Shattering boundaries doesn’t mean confusion, a chaotic tangle of elements. In these images the boundaries are shattered one at a time, each time dragging the viewer towards a subject that appears to offer certainties, but which then reveals a shattering of boundaries which is both enthralling and disorientating.
The basic element of this crossing of boundaries is the contrast between a living, humanoid exterior, and a dry, vegetable interior. It is an element which is so characteristic of Kusterle’s work as to be almost one of those “diagnostic features” that a naturalist would consider to identify the species. As soon as the viewer goes beyond the skin, this contrast leaves them unsteady on their feet. Beneath the skin there are no muscles, no bowels, no blood, instead there is a thick bundle of dried up branches where there can be no trace of human life. It is a space where a bird can make its nest, or where a small mammal can make its burrow. This is only the first step in the unrelenting shattering of boundaries by the artist. The next step is the bursting out from the apparent boundaries of the human shape, offshoots emerging from that barren inner world, dried branches, long enough for a bird to perch on. A bird that remains distinct from what is left of a man.
This is true of the second stage of this unsettling process. In the third stage, however, the artist’s hatchet falls on the material boundaries between man and animals, with their feathers or fur. It is almost too simple to substitute a part of the human body with the form of a bird, a mammal or a shell. Indeed Kusterle’s sophisticated approach finds other, more elegant, ways of eliminating the boundaries. An example is Night Flight, where the man and the nocturnal bird in his hands maintain their own distinct identities, apart from the thick coat of feathers which extends to cover the entire human figure with extraordinary naturalness.

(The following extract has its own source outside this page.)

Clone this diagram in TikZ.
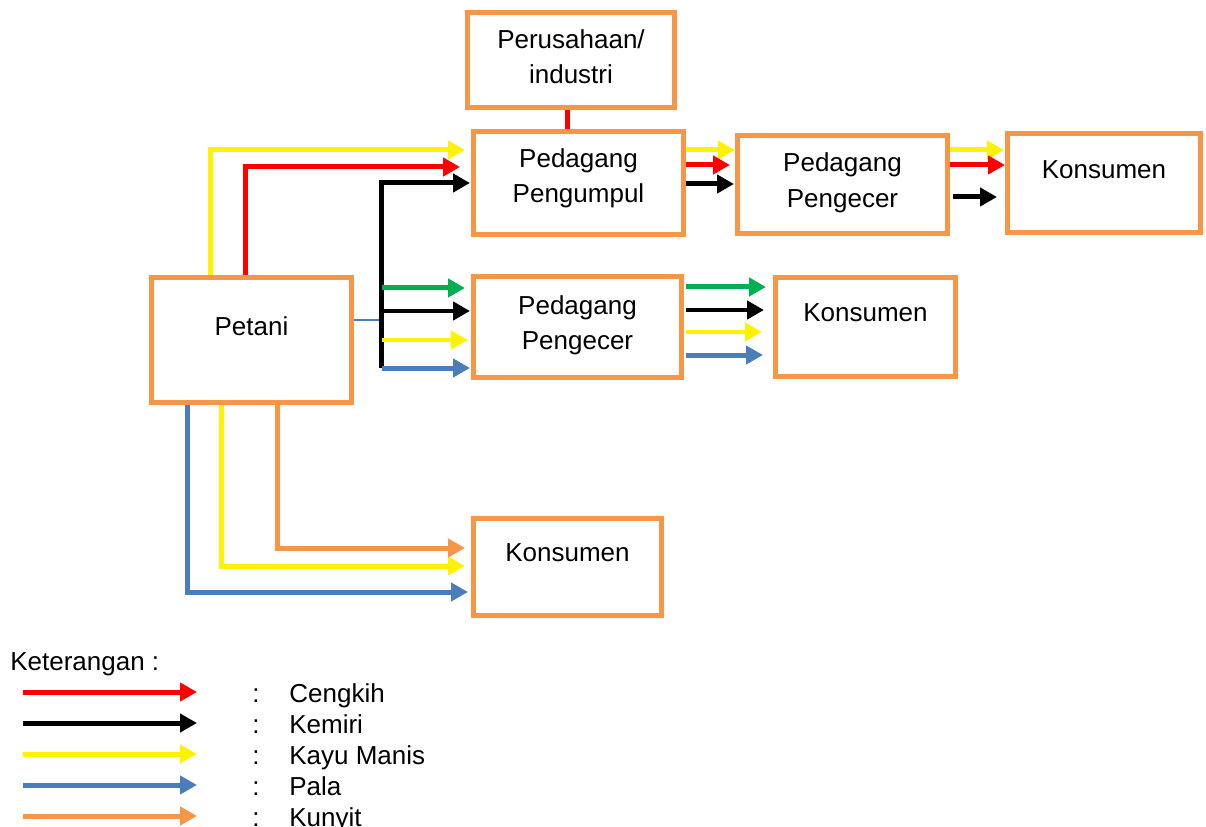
\documentclass[tikz,border=0pt]{standalone}
\usepackage{fontspec}
\setmainfont{Liberation Sans}
\usetikzlibrary{arrows.meta}
\usetikzlibrary{calc}

\definecolor{boxorange}{RGB}{247,150,70}
\definecolor{palablue}{RGB}{74,126,187}
\definecolor{leafgreen}{RGB}{0,176,80}

\tikzset{
  teks/.style={font=\fontsize{14.8pt}{20pt}\selectfont},
  box/.style={teks, draw=boxorange, line width=0.1cm, inner sep=0pt, align=center},
  flow/.style={line width=0.1cm, -{Triangle[length=0.34cm,width=0.36cm]}},
  cengkih/.style={flow, draw=red},
  kemiri/.style={flow, draw=black},
  kayumanis/.style={flow, draw=yellow},
  pala/.style={flow, draw=palablue},
  kunyit/.style={flow, draw=boxorange},
  hijau/.style={flow, draw=leafgreen},
}

\begin{document}
\begin{tikzpicture}[x=0.02cm, y=-0.02cm]
  \useasboundingbox (0,0) rectangle (1206,827);

  % boxes
  \node[box, minimum width=4.14cm, minimum height=1.9cm, text depth=4pt] (industri) at (571,60) {Perusahaan/\\industri};
  \node[box, minimum width=4.2cm, minimum height=2.06cm, text depth=8.5pt] (pengumpul) at (578.5,183) {Pedagang\\Pengumpul};
  \node[box, minimum width=4.2cm, minimum height=1.96cm, text depth=5pt] (pengecer) at (842.5,184.5) {Pedagang\\Pengecer};
  \node[box, minimum width=3.86cm, minimum height=1.98cm, text depth=15pt] (konsumen) at (1104,183) {Konsumen};
  \node[box, minimum width=4cm, minimum height=2.5cm, text depth=16pt] (petani) at (251.5,340) {Petani};
  \node[box, minimum width=4.16cm, minimum height=2.02cm, text depth=5pt] (pengecer2) at (577.5,327) {Pedagang\\Pengecer};
  \node[box, minimum width=3.6cm, minimum height=1.98cm, text depth=16.4pt] (konsumen2) at (865.5,327) {Konsumen};
  \node[box, minimum width=3.76cm, minimum height=1.94cm, text depth=17pt] (konsumen3) at (567.5,567) {Konsumen};

  % petani -> pengumpul over the top
  \draw[kayumanis] ($(petani.north west)+(61,0)$) |- ($(pengumpul.west)+(-6,-33)$);
  \draw[cengkih] ($(petani.north west)+(96,0)$) |- ($(pengumpul.west)+(-11,-16)$);

  % hub on the right side of petani
  \coordinate (hub) at ($(petani.east)+(28,-20)$);
  \draw[palablue, line width=1pt] ($(petani.east)+(0,-20)$) -- (hub);
  \draw[kemiri] ($(hub)+(0,48)$) |- ($(pengumpul.west)+(-1,0)$);
  \foreach \c/\dy/\dx in {hijau/-39/-6, kemiri/-16/-1, kayumanis/13/-3, pala/41/-1}
    \draw[\c] ($(hub |- pengecer2.west)+(0,\dy)$) -- ($(pengecer2.west)+(\dx,\dy)$);

  % industri - pengumpul
  \draw[cengkih, -] ($(industri.south)+(-4,0)$) coordinate (r) -- (r |- pengumpul.north);

  % pengumpul -> pengecer -> konsumen
  \foreach \c/\dy/\dx in {kayumanis/-33/0, cengkih/-18/-5, kemiri/1/-1}
    \draw[\c] ($(pengumpul.east)+(0,\dy)$) -- ($(pengecer.west |- pengumpul.east)+(\dx,\dy)$);
  \foreach \c/\dy/\sx/\dx in {kayumanis/-34.5/0/-1, cengkih/-19.5/0/0, kemiri/12.5/3/-8}
    \draw[\c] ($(pengecer.east)+(\sx,\dy)$) -- ($(konsumen.west |- pengecer.east)+(\dx,\dy)$);

  % pengecer2 -> konsumen2
  \foreach \c/\dy/\dx in {hijau/-40/-7, kemiri/-17/-9, kayumanis/5/-11, pala/28/-10}
    \draw[\c] ($(pengecer2.east)+(2,\dy)$) -- ($(konsumen2.west |- pengecer2.east)+(\dx,\dy)$);

  % petani -> konsumen3 underneath
  \draw[pala] ($(petani.south west)+(38,0)$) |- ($(konsumen3.west)+(-3,25)$);
  \draw[kayumanis] ($(petani.south west)+(72,0)$) |- ($(konsumen3.west)+(-6,-1)$);
  \draw[kunyit] ($(petani.south west)+(128,0)$) |- ($(konsumen3.west)+(-6,-19)$);

  % legend
  \node[teks, anchor=base west, inner sep=0pt] (keterangan) at (10,670) {Keterangan :};
  \foreach \c/\nama [count=\i] in {cengkih/Cengkih, kemiri/Kemiri, kayumanis/Kayu Manis, pala/Pala, kunyit/Kunyit} {
    \coordinate (ka\i) at (23,661+31*\i);
    \coordinate (kb\i) at (197,661+31*\i);
    \draw[\c] (ka\i) -- (kb\i);
    \node[teks, anchor=base west, inner sep=0pt] (titik\i) at (252,671+31*\i) {:};
    \node[teks, anchor=base west, inner sep=0pt] (nama\i) at (289,671+31*\i) {\nama};
  }
\end{tikzpicture}
\end{document}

In another series of images, where the idea of the double becomes the dominant theme, Kusterle strictly respects a fundamental law of human and animal teratology: the mirror symmetry that gives monsters an unexpected element of legitimacy. However in The White Mask the mirror image of the human head takes on the appearance of a ram’s skull: here there is not only an intermingling of species but also a more painful one between that which is alive and that which is dead, standing next to each other like symmetrical parts of the whole.

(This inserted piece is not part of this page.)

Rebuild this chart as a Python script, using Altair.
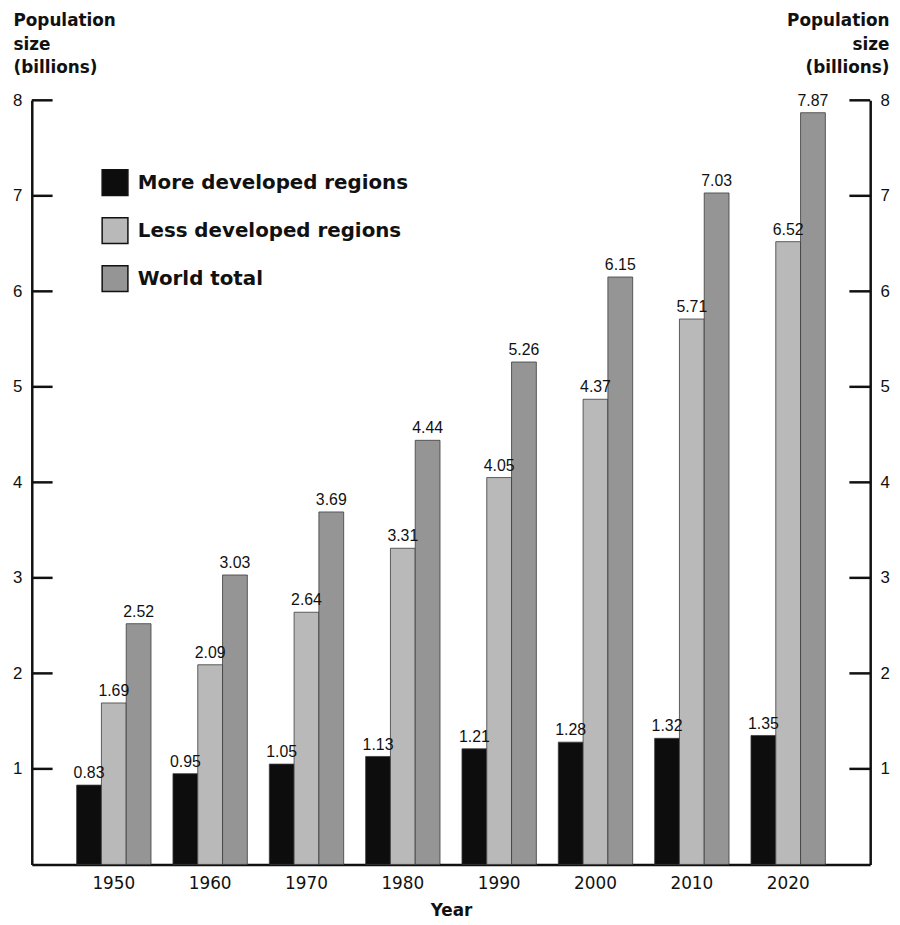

On the subject of symmetry Kusterle shows us a range of ideas, which are less disturbing, but which are much richer in geometric evocations, such as the double symmetry of Meeting in the Woods or the expanding spiral of Wedding Dance, where the winding together of human forms mingles with the spiralling spikes of the two large sea snails which blend with their hair.
There are three works (Fear of Seduction and the two versions of Holy/sacred? Wedding) where the boundaries between species is negated, but without calling into question the identities and distinct roles of male and female. As such there is at least one boundary which Kusterle refuses to eliminate: the boundary between man and woman, or at least what is left behind of a man or a woman after so many other boundaries have been broken.